START Raw data

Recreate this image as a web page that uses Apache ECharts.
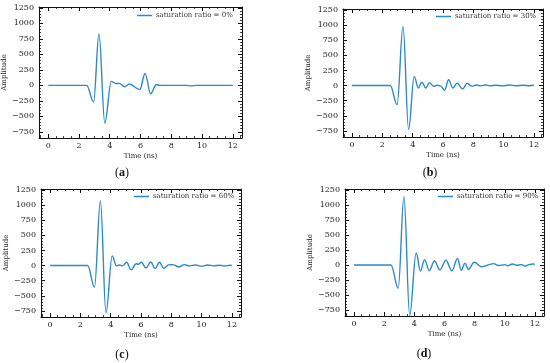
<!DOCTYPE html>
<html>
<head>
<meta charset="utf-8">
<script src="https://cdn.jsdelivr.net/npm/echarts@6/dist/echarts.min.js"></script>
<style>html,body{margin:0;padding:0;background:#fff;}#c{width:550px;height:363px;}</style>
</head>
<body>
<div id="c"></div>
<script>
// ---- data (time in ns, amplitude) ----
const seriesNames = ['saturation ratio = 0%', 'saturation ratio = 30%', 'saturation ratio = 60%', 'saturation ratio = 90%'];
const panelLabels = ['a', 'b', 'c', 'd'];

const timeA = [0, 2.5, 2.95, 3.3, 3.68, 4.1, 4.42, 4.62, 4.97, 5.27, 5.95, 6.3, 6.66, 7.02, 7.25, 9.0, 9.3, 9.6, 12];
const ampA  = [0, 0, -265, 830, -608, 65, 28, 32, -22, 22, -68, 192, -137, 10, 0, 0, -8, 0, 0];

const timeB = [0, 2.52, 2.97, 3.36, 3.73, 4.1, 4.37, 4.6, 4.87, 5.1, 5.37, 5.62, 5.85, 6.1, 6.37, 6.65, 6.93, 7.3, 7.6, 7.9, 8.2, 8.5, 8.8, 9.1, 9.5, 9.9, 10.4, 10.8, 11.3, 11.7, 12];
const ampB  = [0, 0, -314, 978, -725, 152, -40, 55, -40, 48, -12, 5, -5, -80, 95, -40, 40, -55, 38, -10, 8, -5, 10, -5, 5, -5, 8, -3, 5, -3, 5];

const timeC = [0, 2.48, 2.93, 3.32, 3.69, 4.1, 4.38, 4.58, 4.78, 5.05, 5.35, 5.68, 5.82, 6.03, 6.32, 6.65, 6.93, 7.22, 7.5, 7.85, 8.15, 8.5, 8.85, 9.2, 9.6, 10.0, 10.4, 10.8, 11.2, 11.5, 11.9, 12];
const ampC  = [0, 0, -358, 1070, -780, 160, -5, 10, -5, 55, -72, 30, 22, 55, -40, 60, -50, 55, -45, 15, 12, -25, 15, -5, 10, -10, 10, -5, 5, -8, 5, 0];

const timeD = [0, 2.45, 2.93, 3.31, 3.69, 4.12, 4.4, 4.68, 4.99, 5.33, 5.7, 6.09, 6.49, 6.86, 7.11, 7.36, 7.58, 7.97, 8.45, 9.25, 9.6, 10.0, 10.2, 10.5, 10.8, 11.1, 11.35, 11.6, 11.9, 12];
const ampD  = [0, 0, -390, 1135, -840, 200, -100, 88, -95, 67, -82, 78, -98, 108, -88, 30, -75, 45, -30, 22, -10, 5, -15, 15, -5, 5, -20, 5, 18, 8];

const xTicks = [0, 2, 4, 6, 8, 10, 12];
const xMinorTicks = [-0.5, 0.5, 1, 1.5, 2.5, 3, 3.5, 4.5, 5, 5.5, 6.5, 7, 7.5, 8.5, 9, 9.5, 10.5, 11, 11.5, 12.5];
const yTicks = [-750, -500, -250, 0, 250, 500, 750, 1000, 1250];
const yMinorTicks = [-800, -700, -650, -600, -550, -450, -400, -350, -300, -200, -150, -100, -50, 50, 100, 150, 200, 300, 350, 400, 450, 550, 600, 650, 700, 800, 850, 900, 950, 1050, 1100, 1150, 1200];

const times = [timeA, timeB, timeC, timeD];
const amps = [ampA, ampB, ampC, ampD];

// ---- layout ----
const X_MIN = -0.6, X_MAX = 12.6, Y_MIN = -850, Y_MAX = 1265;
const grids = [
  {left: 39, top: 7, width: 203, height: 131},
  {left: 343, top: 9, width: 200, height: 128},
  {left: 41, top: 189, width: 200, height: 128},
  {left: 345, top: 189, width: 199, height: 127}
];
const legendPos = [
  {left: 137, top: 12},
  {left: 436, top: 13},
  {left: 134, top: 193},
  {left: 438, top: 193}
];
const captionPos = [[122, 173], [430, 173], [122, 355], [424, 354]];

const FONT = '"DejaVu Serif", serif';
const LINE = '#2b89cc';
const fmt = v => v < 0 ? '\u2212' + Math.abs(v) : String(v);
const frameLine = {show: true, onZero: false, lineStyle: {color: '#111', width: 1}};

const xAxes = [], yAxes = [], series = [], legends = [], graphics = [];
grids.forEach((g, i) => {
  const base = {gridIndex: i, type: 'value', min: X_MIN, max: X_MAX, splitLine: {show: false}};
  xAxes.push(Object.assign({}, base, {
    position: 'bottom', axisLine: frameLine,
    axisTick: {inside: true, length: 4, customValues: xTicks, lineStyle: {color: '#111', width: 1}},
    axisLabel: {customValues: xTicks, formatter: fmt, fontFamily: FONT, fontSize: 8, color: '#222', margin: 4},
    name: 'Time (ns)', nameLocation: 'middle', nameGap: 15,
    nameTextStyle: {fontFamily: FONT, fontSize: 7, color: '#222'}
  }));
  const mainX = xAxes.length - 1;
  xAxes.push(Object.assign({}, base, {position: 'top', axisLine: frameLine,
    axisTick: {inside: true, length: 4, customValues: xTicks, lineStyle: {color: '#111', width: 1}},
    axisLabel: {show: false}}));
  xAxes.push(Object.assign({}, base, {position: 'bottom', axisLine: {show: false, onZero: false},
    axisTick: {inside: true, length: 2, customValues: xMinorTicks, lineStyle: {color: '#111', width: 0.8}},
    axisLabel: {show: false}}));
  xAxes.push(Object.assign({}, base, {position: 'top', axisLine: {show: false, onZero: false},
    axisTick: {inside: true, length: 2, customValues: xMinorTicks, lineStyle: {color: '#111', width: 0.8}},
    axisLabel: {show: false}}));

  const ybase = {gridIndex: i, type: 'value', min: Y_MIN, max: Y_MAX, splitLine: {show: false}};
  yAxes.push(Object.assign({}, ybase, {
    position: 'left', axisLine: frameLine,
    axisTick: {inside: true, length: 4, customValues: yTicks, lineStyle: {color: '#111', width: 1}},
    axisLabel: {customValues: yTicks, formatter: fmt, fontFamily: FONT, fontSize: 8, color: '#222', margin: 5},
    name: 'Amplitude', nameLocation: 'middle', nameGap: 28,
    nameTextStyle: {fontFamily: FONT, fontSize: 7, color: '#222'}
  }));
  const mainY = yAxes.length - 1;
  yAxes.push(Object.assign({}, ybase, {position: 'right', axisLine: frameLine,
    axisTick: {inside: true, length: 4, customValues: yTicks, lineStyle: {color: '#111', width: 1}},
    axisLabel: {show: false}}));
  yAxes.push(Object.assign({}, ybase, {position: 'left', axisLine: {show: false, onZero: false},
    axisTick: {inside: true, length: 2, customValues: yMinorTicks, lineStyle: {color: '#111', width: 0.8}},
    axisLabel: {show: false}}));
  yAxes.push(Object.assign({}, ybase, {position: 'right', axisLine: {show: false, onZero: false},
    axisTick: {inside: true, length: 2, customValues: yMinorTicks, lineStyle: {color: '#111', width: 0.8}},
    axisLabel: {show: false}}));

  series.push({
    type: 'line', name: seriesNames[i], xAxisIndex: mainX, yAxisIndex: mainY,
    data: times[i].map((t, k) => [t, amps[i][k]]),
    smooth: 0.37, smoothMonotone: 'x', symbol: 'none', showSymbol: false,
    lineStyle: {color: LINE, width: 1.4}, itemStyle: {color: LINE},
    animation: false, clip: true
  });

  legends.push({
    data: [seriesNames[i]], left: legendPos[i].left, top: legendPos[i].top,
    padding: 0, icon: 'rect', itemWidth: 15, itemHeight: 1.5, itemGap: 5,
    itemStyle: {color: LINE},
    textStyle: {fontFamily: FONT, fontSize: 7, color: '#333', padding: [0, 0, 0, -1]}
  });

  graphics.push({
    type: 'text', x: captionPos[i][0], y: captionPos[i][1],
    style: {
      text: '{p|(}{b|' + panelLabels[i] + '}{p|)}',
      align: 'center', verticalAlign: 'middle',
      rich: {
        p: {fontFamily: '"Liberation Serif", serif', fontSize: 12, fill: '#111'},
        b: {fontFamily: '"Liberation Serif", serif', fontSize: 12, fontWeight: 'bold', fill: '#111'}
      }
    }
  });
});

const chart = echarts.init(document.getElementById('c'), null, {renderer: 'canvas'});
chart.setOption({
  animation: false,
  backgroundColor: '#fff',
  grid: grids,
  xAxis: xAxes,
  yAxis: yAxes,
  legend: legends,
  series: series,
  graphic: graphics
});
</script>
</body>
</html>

END Raw data

Copy nothing but the lines from the top of the material through the line holding "0, 0, -8, 0, 0];", exactly as written; omit pictures.

Recreate this image as a web page that uses Apache ECharts.
<!DOCTYPE html>
<html>
<head>
<meta charset="utf-8">
<script src="https://cdn.jsdelivr.net/npm/echarts@6/dist/echarts.min.js"></script>
<style>html,body{margin:0;padding:0;background:#fff;}#c{width:550px;height:363px;}</style>
</head>
<body>
<div id="c"></div>
<script>
// ---- data (time in ns, amplitude) ----
const seriesNames = ['saturation ratio = 0%', 'saturation ratio = 30%', 'saturation ratio = 60%', 'saturation ratio = 90%'];
const panelLabels = ['a', 'b', 'c', 'd'];

const timeA = [0, 2.5, 2.95, 3.3, 3.68, 4.1, 4.42, 4.62, 4.97, 5.27, 5.95, 6.3, 6.66, 7.02, 7.25, 9.0, 9.3, 9.6, 12];
const ampA  = [0, 0, -265, 830, -608, 65, 28, 32, -22, 22, -68, 192, -137, 10, 0, 0, -8, 0, 0];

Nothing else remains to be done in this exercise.